┌─ STORED RECORDS
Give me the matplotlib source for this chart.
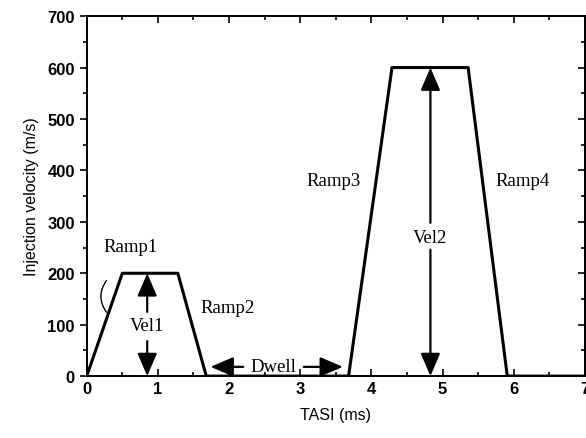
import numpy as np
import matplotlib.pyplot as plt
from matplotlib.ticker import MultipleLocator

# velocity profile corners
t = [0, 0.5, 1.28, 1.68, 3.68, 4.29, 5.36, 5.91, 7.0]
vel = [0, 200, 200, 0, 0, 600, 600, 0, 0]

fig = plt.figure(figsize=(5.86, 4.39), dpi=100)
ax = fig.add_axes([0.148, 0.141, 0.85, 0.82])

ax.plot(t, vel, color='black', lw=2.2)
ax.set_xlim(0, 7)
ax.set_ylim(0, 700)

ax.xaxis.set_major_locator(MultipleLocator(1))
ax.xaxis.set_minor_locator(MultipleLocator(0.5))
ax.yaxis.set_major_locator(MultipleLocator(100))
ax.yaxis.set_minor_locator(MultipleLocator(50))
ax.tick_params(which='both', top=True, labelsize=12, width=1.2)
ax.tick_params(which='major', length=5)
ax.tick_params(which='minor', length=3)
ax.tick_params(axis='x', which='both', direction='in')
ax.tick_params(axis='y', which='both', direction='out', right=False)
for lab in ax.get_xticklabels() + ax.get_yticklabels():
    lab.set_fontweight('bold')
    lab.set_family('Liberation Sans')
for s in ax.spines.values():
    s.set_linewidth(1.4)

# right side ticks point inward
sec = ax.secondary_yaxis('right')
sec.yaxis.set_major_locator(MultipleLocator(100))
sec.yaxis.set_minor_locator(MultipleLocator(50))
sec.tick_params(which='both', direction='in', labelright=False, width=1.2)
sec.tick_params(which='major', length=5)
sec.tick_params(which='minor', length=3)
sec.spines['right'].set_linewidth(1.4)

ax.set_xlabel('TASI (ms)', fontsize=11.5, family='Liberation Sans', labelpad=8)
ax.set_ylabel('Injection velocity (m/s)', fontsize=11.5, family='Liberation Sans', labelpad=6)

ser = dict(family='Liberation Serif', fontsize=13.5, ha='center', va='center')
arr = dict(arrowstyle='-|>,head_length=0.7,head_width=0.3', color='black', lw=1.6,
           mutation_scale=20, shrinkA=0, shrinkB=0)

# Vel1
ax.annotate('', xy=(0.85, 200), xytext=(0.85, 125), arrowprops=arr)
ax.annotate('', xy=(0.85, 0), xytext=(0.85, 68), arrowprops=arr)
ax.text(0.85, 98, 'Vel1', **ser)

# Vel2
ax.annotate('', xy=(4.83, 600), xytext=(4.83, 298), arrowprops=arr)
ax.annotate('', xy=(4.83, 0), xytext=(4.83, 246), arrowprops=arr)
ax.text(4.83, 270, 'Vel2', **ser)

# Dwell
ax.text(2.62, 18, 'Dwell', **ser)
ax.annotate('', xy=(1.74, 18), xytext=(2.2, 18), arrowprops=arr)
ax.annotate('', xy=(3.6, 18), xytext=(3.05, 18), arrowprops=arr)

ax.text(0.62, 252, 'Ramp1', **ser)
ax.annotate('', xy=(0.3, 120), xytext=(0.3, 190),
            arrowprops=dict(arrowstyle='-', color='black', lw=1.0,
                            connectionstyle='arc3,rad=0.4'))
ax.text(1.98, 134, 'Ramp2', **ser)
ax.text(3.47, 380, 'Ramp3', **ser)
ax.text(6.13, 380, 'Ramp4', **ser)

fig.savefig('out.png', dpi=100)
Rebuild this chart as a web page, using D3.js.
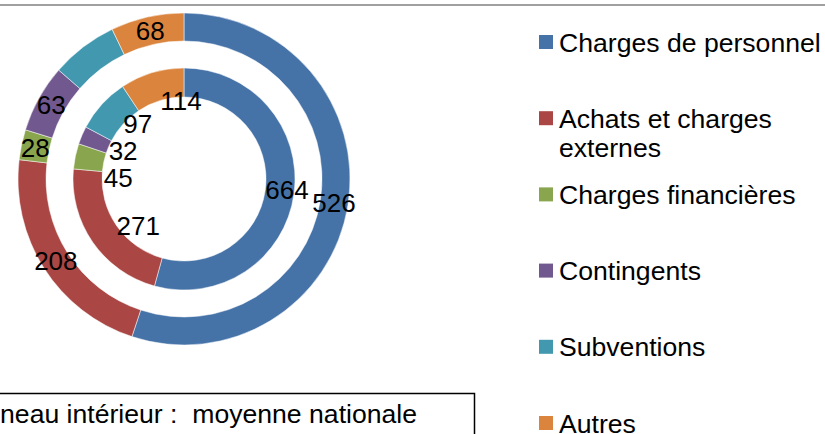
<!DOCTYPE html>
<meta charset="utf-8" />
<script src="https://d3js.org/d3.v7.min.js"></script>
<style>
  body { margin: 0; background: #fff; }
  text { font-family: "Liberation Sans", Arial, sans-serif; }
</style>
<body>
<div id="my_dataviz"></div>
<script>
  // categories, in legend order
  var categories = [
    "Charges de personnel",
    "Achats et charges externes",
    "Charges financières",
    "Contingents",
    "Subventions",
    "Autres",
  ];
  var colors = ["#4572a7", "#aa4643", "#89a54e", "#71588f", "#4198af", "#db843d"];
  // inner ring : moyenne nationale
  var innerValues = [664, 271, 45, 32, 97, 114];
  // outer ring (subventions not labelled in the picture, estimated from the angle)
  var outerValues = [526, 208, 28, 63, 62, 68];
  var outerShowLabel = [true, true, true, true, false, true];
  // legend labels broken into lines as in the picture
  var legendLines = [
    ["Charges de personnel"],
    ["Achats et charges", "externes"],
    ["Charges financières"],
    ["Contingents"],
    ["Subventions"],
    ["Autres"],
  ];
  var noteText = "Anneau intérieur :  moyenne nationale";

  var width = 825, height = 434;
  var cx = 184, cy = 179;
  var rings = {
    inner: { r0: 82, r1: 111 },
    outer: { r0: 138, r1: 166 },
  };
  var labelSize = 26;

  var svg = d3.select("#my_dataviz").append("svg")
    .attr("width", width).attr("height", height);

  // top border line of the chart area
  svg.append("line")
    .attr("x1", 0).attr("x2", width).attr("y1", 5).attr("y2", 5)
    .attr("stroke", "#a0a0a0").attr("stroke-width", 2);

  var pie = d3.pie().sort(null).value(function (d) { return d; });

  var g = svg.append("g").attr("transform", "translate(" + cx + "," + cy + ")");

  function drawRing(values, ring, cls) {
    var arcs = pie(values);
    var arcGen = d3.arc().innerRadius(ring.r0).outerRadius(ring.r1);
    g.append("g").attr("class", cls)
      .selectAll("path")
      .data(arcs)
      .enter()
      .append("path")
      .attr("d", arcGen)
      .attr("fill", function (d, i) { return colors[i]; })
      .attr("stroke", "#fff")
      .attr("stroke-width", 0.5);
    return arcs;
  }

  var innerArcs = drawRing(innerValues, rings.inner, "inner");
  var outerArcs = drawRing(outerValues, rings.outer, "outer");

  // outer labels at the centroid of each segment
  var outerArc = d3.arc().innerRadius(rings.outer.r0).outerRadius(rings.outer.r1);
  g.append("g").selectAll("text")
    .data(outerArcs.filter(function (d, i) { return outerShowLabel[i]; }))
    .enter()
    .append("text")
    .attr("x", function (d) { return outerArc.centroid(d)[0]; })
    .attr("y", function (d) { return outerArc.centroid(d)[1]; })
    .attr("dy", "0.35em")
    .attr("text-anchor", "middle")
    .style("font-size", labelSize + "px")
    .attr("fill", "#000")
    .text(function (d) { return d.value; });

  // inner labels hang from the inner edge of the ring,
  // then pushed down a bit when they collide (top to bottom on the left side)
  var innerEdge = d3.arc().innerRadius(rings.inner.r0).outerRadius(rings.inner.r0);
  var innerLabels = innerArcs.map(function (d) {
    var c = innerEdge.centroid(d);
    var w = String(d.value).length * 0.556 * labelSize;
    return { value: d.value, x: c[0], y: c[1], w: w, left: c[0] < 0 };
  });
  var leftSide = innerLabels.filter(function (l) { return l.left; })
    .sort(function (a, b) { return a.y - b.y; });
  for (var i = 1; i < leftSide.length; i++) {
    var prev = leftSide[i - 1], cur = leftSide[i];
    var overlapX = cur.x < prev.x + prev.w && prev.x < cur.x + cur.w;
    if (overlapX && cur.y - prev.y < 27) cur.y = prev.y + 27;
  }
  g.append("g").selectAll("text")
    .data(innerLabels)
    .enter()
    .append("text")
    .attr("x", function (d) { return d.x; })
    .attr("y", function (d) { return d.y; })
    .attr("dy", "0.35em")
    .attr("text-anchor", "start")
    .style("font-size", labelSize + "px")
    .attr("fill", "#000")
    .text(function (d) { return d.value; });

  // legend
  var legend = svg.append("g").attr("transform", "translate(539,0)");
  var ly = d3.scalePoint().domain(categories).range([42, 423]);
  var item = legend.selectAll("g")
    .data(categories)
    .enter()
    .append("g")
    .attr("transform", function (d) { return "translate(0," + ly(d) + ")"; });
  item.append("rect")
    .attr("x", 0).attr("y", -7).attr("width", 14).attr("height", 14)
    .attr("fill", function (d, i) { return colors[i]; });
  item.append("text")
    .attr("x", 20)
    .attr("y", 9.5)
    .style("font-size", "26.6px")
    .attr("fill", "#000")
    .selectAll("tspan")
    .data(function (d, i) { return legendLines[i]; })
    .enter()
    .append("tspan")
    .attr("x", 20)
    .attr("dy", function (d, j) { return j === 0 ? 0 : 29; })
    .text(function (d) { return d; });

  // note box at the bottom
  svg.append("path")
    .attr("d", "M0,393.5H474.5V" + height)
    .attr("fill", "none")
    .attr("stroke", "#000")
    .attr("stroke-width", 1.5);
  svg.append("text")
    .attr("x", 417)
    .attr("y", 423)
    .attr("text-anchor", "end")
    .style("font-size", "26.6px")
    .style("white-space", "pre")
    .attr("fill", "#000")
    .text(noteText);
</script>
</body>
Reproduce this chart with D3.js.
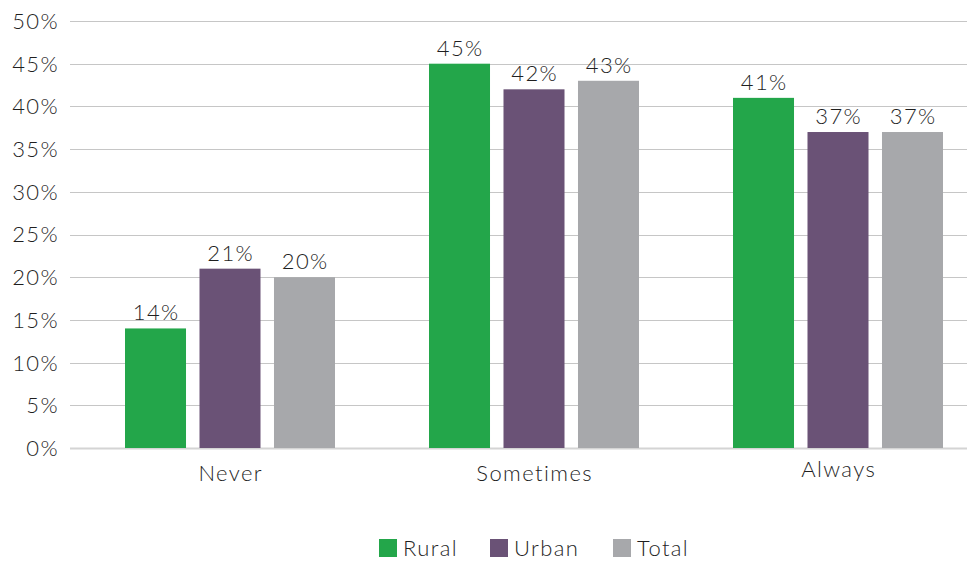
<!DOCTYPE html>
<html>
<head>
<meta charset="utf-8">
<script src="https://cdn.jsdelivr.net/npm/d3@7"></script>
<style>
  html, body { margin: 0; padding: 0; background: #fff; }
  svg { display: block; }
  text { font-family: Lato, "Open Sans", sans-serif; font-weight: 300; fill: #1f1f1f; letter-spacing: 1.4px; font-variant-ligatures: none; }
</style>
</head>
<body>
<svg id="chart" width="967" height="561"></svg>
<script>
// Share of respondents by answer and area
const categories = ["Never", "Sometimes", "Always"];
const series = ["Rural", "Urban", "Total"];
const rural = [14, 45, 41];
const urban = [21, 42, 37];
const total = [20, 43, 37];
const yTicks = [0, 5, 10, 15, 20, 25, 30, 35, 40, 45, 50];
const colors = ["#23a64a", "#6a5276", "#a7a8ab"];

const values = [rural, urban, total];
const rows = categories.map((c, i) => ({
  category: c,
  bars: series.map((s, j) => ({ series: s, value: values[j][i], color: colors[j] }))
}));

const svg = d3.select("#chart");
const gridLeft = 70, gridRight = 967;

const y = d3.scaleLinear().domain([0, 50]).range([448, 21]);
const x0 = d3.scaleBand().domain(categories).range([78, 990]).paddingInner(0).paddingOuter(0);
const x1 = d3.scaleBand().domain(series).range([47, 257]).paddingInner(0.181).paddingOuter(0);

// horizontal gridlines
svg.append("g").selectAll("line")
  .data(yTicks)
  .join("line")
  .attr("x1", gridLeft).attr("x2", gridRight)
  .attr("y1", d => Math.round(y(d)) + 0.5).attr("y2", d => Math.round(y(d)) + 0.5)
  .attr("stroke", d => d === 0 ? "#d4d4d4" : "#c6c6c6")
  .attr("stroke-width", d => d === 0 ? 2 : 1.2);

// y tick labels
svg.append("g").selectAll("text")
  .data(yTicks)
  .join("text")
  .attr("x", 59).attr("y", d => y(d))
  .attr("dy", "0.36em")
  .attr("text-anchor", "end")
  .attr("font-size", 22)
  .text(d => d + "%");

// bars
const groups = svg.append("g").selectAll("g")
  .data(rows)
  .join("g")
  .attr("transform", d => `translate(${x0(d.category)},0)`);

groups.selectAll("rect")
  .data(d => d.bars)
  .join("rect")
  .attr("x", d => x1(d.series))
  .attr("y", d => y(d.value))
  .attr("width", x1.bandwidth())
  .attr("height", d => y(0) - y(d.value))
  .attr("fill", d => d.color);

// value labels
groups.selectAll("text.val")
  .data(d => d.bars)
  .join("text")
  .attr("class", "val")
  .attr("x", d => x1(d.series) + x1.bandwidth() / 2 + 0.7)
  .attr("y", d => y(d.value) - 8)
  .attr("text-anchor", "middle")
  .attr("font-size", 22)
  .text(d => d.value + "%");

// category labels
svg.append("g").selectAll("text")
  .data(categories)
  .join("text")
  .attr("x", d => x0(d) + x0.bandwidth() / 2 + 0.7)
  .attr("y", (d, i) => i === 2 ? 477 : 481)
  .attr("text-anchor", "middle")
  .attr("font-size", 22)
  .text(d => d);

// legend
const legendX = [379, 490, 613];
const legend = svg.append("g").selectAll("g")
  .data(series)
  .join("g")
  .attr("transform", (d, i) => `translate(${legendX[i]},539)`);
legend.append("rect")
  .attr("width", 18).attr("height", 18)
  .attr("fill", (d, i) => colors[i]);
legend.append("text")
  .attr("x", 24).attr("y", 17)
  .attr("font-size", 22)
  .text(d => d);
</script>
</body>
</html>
└─
Reproduce only the lines from the beginning of the data through the line that contains "vel = [0, 200, 200, 0, 0, 600, 600, 0, 0]", both included, and please drop the pictures.

Give me the matplotlib source for this chart.
import numpy as np
import matplotlib.pyplot as plt
from matplotlib.ticker import MultipleLocator

# velocity profile corners
t = [0, 0.5, 1.28, 1.68, 3.68, 4.29, 5.36, 5.91, 7.0]
vel = [0, 200, 200, 0, 0, 600, 600, 0, 0]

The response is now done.